Bernie Sanders urges liberal candidates to ignore consultants, follow their guts

Speaking to a room packed with progressives running for state and local office, Sen. Bernie Sanders, I-Vt., advised the first-time candidates to ignore the political establishment and trust their guts.

Crediting the movement catalyzed by his 2016 Democratic presidential campaign, Sanders said the policies of Medicare for all, free college tuition, a $15 dollar minimum wage, criminal justice reform, and legalizing marijuana are now “mainstream” among Democrats.

“What was once considered radical is now mainstream,” Sanders said Thursday to cheers at the Omni Shoreham Hotel in Washington.

Sanders bashed the political establishment and the press repeatedly throughout his speech. The media, Sanders said, plays a “destructive” game by telling the “American people that politics is too complicated, you can’t get involved, you don’t know how to run for office.”

When potential candidates tell him they don’t think they know enough to run for local office, Sanders said he responds, “Well, take a look at the president of the U.S.”

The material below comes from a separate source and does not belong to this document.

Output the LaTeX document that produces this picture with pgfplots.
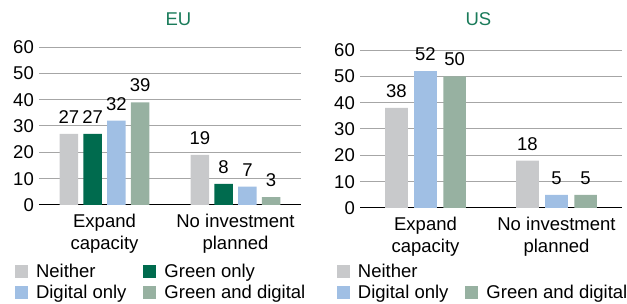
\documentclass[border=0pt]{standalone}
\usepackage{fontspec}
\setmainfont{Liberation Sans}
\usepackage{pgfplots}
\pgfplotsset{compat=1.18}
\definecolor{cNeither}{HTML}{C8C9CB}
\definecolor{cGreen}{HTML}{006B4E}
\definecolor{cDigital}{HTML}{A0BFE4}
\definecolor{cGD}{HTML}{97B1A1}
\definecolor{cTitle}{HTML}{1A7B5A}
\definecolor{cGrid}{HTML}{A6A6A6}
\newcommand{\ff}{\fontsize{18.5}{21.5}\selectfont}
\pgfplotsset{
  legsq/.style={legend image code/.code={\fill[##1] (0pt,-6.5pt) rectangle (13pt,6.5pt);}},
  panel/.style={
    scale only axis, width=262pt, height=158pt,
    ymin=0, ymax=60, ytick={0,10,...,60},
    xmin=-0.5, xmax=1.5, xtick={0,1},
    xticklabels={Expand\\capacity, No investment\\planned},
    axis x line*=bottom, axis y line*=left,
    y axis line style={draw=none},
    x axis line style={black, line width=1pt},
    ymajorgrids, major grid style={cGrid, line width=1pt},
    major tick length=0pt,
    tick label style={font=\ff},
    yticklabel style={inner sep=0pt, xshift=-5pt},
    xticklabel style={inner sep=0pt, align=center, yshift=-9pt},
    /pgf/number format/assume math mode=true,
    ybar,
    nodes near coords,
    every node near coord/.append style={font=\ff, inner sep=0pt, anchor=south, yshift=10pt, text=black},
    legend cell align=left, legend columns=2,
    legend style={draw=none, fill=none, inner sep=0pt, outer sep=0pt, anchor=north west,
      row sep=4pt, font=\ff,
      nodes={inner sep=0pt, text height=15pt, text depth=2pt},
      /tikz/every odd column/.append style={column sep=8pt},
      /tikz/every even column/.append style={column sep=17pt}},
    every axis title shift=0pt,
    title style={font=\ff, text=cTitle, anchor=base, inner sep=0pt, yshift=0pt},
  }
}
\begin{document}
\begin{tikzpicture}
\useasboundingbox (0,0) rectangle (627pt,304pt);
% EU panel
\begin{axis}[panel, at={(39pt,99pt)}, anchor=south west, bar width=18.5pt,
  title={EU}, title style={at={(rel axis cs:0.532,1.133)}},
  legend style={at={(rel axis cs:-0.0916,-0.364)}}]
\addplot[fill=cNeither, draw=none, bar shift=-35.6pt, legsq] coordinates {(0,27) (1,19)};
\addlegendentry{Neither}
\addplot[fill=cGreen, draw=none, bar shift=-11.9pt, legsq] coordinates {(0,27) (1,8)};
\addlegendentry{Green only}
\addplot[fill=cDigital, draw=none, bar shift=11.9pt, legsq] coordinates {(0,32) (1,7)};
\addlegendentry{Digital only}
\addplot[fill=cGD, draw=none, bar shift=35.6pt, legsq] coordinates {(0,39) (1,3)};
\addlegendentry{Green and digital}
\end{axis}
% US panel
\begin{axis}[panel, at={(360pt,96pt)}, anchor=south west, bar width=22.7pt,
  title={US}, title style={at={(rel axis cs:0.452,1.152)}},
  legend style={at={(rel axis cs:-0.0878,-0.345)}}]
\addplot[fill=cNeither, draw=none, bar shift=-29.1pt, legsq] coordinates {(0,38) (1,18)};
\addlegendentry{Neither}
\addlegendimage{empty legend}
\addlegendentry{}
\addplot[fill=cDigital, draw=none, bar shift=0pt, legsq] coordinates {(0,52) (1,5)};
\addlegendentry{Digital only}
\addplot[fill=cGD, draw=none, bar shift=29.1pt, legsq] coordinates {(0,50) (1,5)};
\addlegendentry{Green and digital}
\end{axis}
\end{tikzpicture}
\end{document}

“You know far more than he will know on his best day,” Sanders said.

The former presidential contender encouraged the candidates, who are in Washington for four days of training, to embrace a progressive agenda even if they’re running in red or purple states.

“Let me give you a warning here: Watch out for consultants,” he said to laughs. “Often their advice is conservative and wrong. Trust your own guts, trust your own instincts.”

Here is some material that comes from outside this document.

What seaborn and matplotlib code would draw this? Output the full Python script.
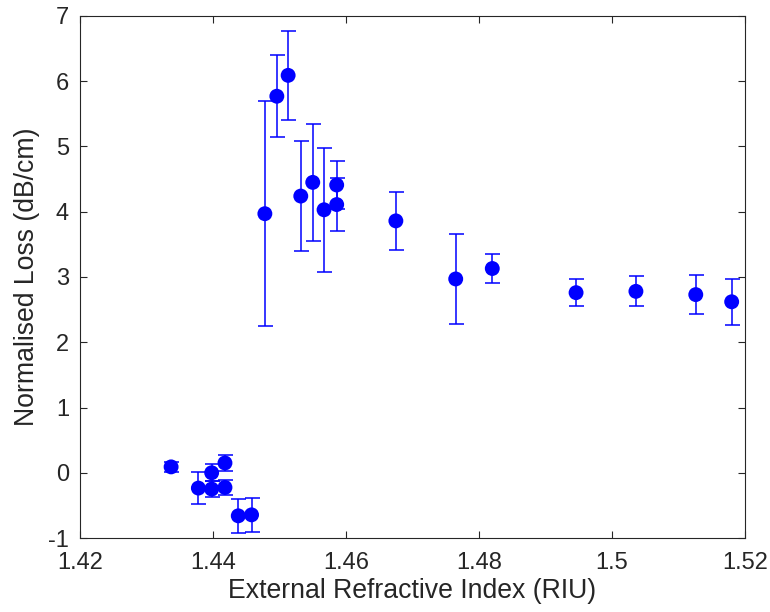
import numpy as np
import pandas as pd
import matplotlib
matplotlib.use('Agg')
import matplotlib.pyplot as plt
import seaborn as sns

# refractive index of the surrounding medium
ri = [1.4337, 1.4378, 1.4398, 1.4398, 1.4418, 1.4418, 1.4438, 1.4458,
      1.4478, 1.4496, 1.4513, 1.4532, 1.4550, 1.4567, 1.4586, 1.4586,
      1.4675, 1.4765, 1.4820, 1.4946, 1.5036, 1.5126, 1.5180]
# normalised loss in dB/cm
loss = [0.09, -0.235, 0.0, -0.25, 0.15, -0.225, -0.66, -0.645,
        3.97, 5.77, 6.09, 4.24, 4.45, 4.03, 4.41, 4.11,
        3.86, 2.97, 3.13, 2.76, 2.78, 2.73, 2.62]
loss_err = [0.08, 0.24, 0.13, 0.12, 0.12, 0.12, 0.26, 0.26,
            1.72, 0.63, 0.68, 0.84, 0.90, 0.95, 0.37, 0.41,
            0.44, 0.69, 0.22, 0.21, 0.23, 0.30, 0.35]

xticks = [1.42, 1.44, 1.46, 1.48, 1.5, 1.52]
xtick_labels = ['1.42', '1.44', '1.46', '1.48', '1.5', '1.52']

df = pd.DataFrame({'ri': ri, 'loss': loss, 'err': loss_err})

sns.set_style('ticks')
plt.rcParams['font.family'] = ['Liberation Sans', 'DejaVu Sans']
plt.rcParams['axes.unicode_minus'] = False

axcol = '#262626'
fig = plt.figure(figsize=(7.7, 6.12), dpi=100)
ax = fig.add_axes([0.1039, 0.1209, 0.8636, 0.853])

ax.errorbar(df['ri'], df['loss'], yerr=df['err'], fmt='none', ecolor='#0000ff',
            elinewidth=1.1, capsize=5.4, capthick=1.1, zorder=2)
sns.scatterplot(data=df, x='ri', y='loss', ax=ax, color='#0000ff', s=115,
                edgecolor='none', linewidth=0, zorder=3)

ax.set_xlim(1.42, 1.52)
ax.set_ylim(-1, 7)
ax.set_xticks(xticks)
ax.set_xticklabels(xtick_labels)
ax.set_yticks(range(-1, 8))
ax.tick_params(direction='in', top=True, right=True, length=5, width=0.8,
               labelsize=17, colors=axcol)
ax.tick_params(axis='x', pad=10)
ax.tick_params(axis='y', pad=8)
for s in ax.spines.values():
    s.set_visible(True)
    s.set_color(axcol)
    s.set_linewidth(0.8)

ax.set_xlabel('External Refractive Index (RIU)', fontsize=19.2, color=axcol, labelpad=3)
ax.set_ylabel('Normalised Loss (dB/cm)', fontsize=19.2, color=axcol, labelpad=6)

fig.savefig('out.png', dpi=100)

The training, put on by the Progressive Change Campaign Committee and Sanders’ Our Revolution, includes four days of helping candidates craft their public persona, how to pitch reporters, building field operations, do-it-yourself opposition research, and budgeting.

Attendees are campaigning for state or local offices. Of the 64 percent of the 2018 candidates running in districts President Trump won, 55 percent are women and 40 percent are people of color.

Sen. Elizabeth Warren, D-Mass., and Rep. Keith Ellison D-Minn., were also scheduled to address the candidates.